Marriage isn't a source of joy, it's just documentation of justifiable homicide. Find someone to love, love the whole blessed world, but don't marry it. Follow Jesus' example - He just went to the wedding to drink, not to join in with the madness.
From: [identity profile] fpb.livejournal.com
You may have neglected a slight ontological difference between Jesus and us - He was God. Which, as I argued last time, places Him in a whole different position with respect to marriage.

I am sorry you still feel so unhappy about the whole idea. There is something deeply unhappy in your life that I doubt I can do anything about - at least not in a few lines online. But you ought by now to be aware that there are certain things I do believe in.
From: [identity profile] rfachir.livejournal.com
It's a glass half full/half empty arguement. Drowning in it, I'm a little bitter, but I can still rant at people to stay dry. They don't listen, but I feel better after the tantrum.

About Jane

Date: 2007-04-14 02:27 pm (UTC)
From: [identity profile] super-pan.livejournal.com
What you said may very well happen, because frankly old people fall apart and die, everybody dies, but it won't diminish the huge accomplishment and work of love that Avus and Jane have done together. And as for marriage,I guess it isn't right for some people, and that's ok, but marriage isn't always just a rigged game, it's just hard and you have to work at it and put up with shit sometimes, just like everything in life.

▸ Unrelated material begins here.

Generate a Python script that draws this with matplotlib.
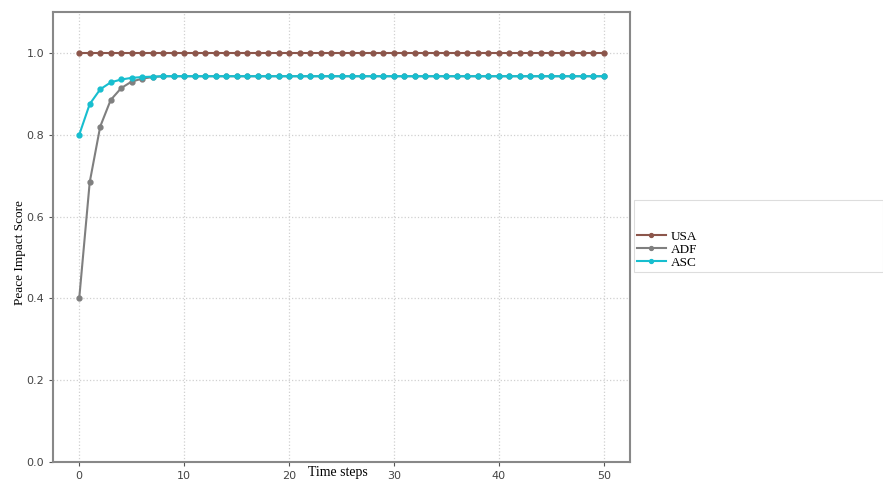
import matplotlib
matplotlib.use("Agg")
import matplotlib.pyplot as plt
from matplotlib.patches import Rectangle

time_steps = list(range(51))
usa = [1.0] * 51
adf = [0.40, 0.684, 0.82, 0.885, 0.914, 0.930, 0.937, 0.941, 0.943, 0.943] + [0.943] * 41
asc = [0.80, 0.875, 0.911, 0.928, 0.935, 0.939, 0.941, 0.942, 0.943, 0.943] + [0.943] * 41
series = [("USA", usa, "#8c564b"), ("ADF", adf, "#7f7f7f"), ("ASC", asc, "#17becf")]
x_ticks = [0, 10, 20, 30, 40, 50]
y_ticks = [0.0, 0.2, 0.4, 0.6, 0.8, 1.0]

W, H = 883, 486
fig = plt.figure(figsize=(W / 100, H / 100), dpi=100)
ax = fig.add_axes([53 / W, 1 - 462 / H, (630 - 53) / W, (462 - 12) / H])

lines = []
for name, vals, col in series:
    ln, = ax.plot(time_steps, vals, color=col, marker="o", markersize=3.5,
                  linewidth=1.5, label=name)
    lines.append(ln)

ax.set_xlim(-2.5, 52.5)
ax.set_ylim(0, 1.1)
ax.set_xticks(x_ticks)
ax.set_yticks(y_ticks)
ax.set_xticklabels([str(t) for t in x_ticks])
ax.set_yticklabels([f"{t:.1f}" for t in y_ticks])
ax.grid(True, linestyle=":", color="#d0d0d0", linewidth=0.9)
for s in ax.spines.values():
    s.set_color("#888888")
    s.set_linewidth(1.5)
ax.tick_params(colors="#555555", labelsize=8, length=3, width=0.8)
for lbl in ax.get_xticklabels() + ax.get_yticklabels():
    lbl.set_color("#444444")

fig.text(338 / W, 1 - 472 / H, "Time steps", family="Liberation Serif",
         fontsize=10, ha="center", va="center")
fig.text(20 / W, 1 - 253 / H, "Peace Impact Score", family="Liberation Serif",
         fontsize=9.5, ha="center", va="center", rotation=90)

fig.patches.append(Rectangle((634 / W, 1 - 272 / H), (W - 634) / W, 72 / H,
                             transform=fig.transFigure, fill=False,
                             edgecolor="#dddddd", linewidth=0.8))
fig.legend(handles=lines, loc="upper left",
           bbox_to_anchor=(634 / W, 1 - 228 / H), frameon=False,
           prop={"family": "Liberation Serif", "size": 9.5},
           handlelength=2.2, handletextpad=0.4, labelspacing=0.05,
           borderaxespad=0, borderpad=0.2, markerscale=0.8)

fig.savefig("out.png", dpi=100)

You said below ranting about it makes you feel better, and that's cool; I just felt like putting my two cents in, especially about Avus and Jane.

Re: About Jane

Date: 2007-04-14 04:24 pm (UTC)
From: [identity profile] rfachir.livejournal.com
As I said, nothing against the people who get married. I have nothing against people at all, I have buckets of resentment against marriage the institution. I wish it was treated as an exception, like Holy Orders, and not a prerequisite for adult life, so that people who don't get married feel they're missing out on something. Finding someone to love is precious, and having them love back, at the same time, is nothing shy of a miracle. No arguement from me. It's the torture we put people through for the sake of the marriage contract, and the twisted things people do to each other because of the contract, that I despise with my whole heart.

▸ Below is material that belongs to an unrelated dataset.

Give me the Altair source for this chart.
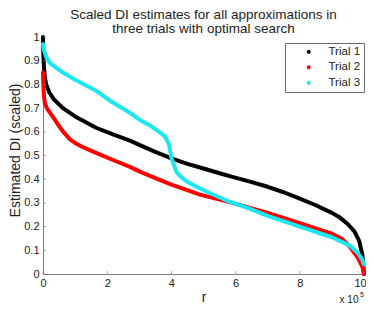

Date: 2007-04-16 05:52 am (UTC)
From: [identity profile] photosynthesis.livejournal.com
When I was discerning a call to the cloistered life, I spent much time contemplating the sacrifices God may have called me to make. The idea of leaving the world permanently in order to seek a life of prayer inside the cloister frightened me a little, and I was anxious about how my family would react. God gave me an image in my mind of three crosses: one represented my life inside the cloister, another represented a life as a wife/mother and another represented the single, celibate life in the midst of the world. I tried to pick up the different crosses, but I couldn't do it on my own. I simply wasn't strong enough. But the grace of God enables us to carry the crosses He gives us, and it guides us towards the ultimate goal of union with God in heaven.

Without God, there's no way I'd be happy in marriage. Human reason and the capacity for human love only go so far. I'm certain that without the graces of the Sacrament of Marriage, Aaron & I would drive each other insane. But God is the source of love, and as long as we both abide in God, the fire of charity will never go out.

Similarly, as long as you have God as the center of your life, there is no failure, only the Will of God, which is union with Him forever.